From what I hear, Abrash has been working on Larrabee. Infact, he’s giving a talk at GDC 2009:

This may or may not be a cheap way to plug your old company’s quake.net project, but damn if that isn’t a cool project.

To me it’s not the GC itself that is the biggest issue with Microsoft’s managed languages, but rather the IDisposable interface. The usage pattern of a class that implement that interface is so different (and imposes so much on code that uses such a class) from classes that do not that I find myself implementing IDisposable JUST SO I WON’T HAVE TO REDESIGN ENTIRE SECTIONS OF MY APPLICATION if I find out later that my class needs it. This tends to cause a cascade whereby most of the classes in my project implement IDisposable just to be on the safe side.

If I knew up front which classes would need to implement IDisposable this would not be such a problem. But because I develop iteratively, I do not always have this information a priori.

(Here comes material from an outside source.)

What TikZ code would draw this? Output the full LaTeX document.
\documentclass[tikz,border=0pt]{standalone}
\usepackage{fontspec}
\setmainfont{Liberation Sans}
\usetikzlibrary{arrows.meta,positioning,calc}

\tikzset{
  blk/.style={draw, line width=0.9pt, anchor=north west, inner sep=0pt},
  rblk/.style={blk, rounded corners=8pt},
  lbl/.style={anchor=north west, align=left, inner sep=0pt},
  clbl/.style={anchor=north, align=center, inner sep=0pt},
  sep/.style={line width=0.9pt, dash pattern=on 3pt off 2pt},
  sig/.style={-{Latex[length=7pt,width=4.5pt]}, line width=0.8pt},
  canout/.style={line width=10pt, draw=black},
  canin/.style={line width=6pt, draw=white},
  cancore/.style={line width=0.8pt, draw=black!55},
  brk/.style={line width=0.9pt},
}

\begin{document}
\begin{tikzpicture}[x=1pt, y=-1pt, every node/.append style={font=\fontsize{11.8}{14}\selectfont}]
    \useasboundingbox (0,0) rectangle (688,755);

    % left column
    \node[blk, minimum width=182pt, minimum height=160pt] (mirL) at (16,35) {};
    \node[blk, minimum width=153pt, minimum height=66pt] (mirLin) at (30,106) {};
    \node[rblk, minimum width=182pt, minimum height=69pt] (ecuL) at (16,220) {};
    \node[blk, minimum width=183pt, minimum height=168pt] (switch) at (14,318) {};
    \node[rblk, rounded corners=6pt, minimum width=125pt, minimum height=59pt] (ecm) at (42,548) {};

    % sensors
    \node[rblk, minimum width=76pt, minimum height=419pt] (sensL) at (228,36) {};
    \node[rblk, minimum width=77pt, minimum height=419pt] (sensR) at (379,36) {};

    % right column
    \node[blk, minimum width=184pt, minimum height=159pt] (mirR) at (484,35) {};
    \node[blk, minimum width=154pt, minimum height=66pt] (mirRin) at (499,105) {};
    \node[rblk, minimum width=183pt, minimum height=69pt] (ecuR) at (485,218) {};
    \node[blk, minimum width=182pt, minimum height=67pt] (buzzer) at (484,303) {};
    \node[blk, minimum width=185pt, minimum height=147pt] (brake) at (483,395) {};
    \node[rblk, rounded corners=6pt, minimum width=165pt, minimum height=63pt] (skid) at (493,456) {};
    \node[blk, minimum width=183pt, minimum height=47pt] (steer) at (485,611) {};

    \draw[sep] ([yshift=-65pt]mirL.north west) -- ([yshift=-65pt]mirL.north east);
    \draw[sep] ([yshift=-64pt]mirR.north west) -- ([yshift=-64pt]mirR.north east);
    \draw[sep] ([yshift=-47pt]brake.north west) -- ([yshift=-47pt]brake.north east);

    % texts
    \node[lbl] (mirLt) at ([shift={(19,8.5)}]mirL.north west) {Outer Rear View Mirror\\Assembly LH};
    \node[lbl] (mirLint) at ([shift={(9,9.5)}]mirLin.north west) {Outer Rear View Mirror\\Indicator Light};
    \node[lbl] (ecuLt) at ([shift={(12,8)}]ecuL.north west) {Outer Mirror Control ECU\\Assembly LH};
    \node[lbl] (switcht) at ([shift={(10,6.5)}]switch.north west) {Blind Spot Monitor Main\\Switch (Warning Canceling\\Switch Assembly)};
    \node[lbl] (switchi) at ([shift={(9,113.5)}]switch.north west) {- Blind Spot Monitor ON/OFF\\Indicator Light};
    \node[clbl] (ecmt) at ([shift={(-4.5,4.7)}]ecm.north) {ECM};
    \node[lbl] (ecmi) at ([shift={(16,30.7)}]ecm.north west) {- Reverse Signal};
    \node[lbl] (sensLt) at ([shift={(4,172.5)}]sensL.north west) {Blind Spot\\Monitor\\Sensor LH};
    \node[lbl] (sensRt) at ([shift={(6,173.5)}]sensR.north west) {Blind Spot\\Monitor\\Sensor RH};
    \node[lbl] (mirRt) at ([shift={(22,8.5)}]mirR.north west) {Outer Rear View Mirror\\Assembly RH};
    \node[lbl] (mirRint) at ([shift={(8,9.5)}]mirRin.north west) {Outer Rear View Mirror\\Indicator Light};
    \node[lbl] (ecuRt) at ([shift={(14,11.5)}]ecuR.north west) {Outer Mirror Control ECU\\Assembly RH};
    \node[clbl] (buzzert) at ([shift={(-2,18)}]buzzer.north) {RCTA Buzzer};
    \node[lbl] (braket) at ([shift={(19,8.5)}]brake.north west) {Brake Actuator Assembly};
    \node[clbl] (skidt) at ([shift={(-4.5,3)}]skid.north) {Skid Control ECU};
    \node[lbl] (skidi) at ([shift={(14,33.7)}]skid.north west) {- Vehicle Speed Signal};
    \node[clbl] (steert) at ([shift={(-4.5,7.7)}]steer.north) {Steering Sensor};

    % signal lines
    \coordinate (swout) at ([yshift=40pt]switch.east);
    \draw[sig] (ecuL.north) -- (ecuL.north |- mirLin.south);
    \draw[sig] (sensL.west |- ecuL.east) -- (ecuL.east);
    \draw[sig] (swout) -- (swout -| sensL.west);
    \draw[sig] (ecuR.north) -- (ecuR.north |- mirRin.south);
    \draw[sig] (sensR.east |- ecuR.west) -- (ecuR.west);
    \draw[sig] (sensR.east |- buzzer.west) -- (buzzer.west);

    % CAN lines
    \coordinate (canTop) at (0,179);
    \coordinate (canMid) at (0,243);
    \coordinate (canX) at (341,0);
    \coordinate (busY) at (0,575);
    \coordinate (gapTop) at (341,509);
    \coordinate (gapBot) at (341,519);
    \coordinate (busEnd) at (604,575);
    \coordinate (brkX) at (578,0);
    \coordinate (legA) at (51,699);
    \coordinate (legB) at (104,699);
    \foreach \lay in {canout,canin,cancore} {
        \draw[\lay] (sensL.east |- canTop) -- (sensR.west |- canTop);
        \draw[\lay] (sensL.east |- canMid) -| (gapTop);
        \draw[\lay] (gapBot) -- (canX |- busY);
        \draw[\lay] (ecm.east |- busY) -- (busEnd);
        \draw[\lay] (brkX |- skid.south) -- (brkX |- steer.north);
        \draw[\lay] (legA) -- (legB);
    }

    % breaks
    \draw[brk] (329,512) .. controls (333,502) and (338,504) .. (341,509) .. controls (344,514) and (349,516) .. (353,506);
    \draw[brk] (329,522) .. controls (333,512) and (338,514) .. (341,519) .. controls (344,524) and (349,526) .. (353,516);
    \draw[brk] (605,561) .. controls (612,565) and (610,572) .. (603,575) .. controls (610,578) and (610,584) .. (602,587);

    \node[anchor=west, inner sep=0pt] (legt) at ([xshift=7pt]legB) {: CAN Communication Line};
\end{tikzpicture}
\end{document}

Failure to implement or utilize IDisposable where necessary may result in bugs ranging from the minor to the major; locating and changing the use of classes that are newly IDisposable seems a perfect opportunity to do this.

Although I do not take the memory usage hit from the destructor where the use of IDisposable is unnecessary, the simple need to implement it almost everywhere is highly annoying to me. I get all of this in trade off for GC and bounds checking? I’d rather just try to write good code, honestly. I also lose the ability to execute code when leaving a lexical scope (unless I implement IDisposable, and then it depends on the good graces of the code using my class). VB.NET and C# may be fine for scripting a few components together, but for anything bigger (or that might need to grow bigger) than that, please give me a real language.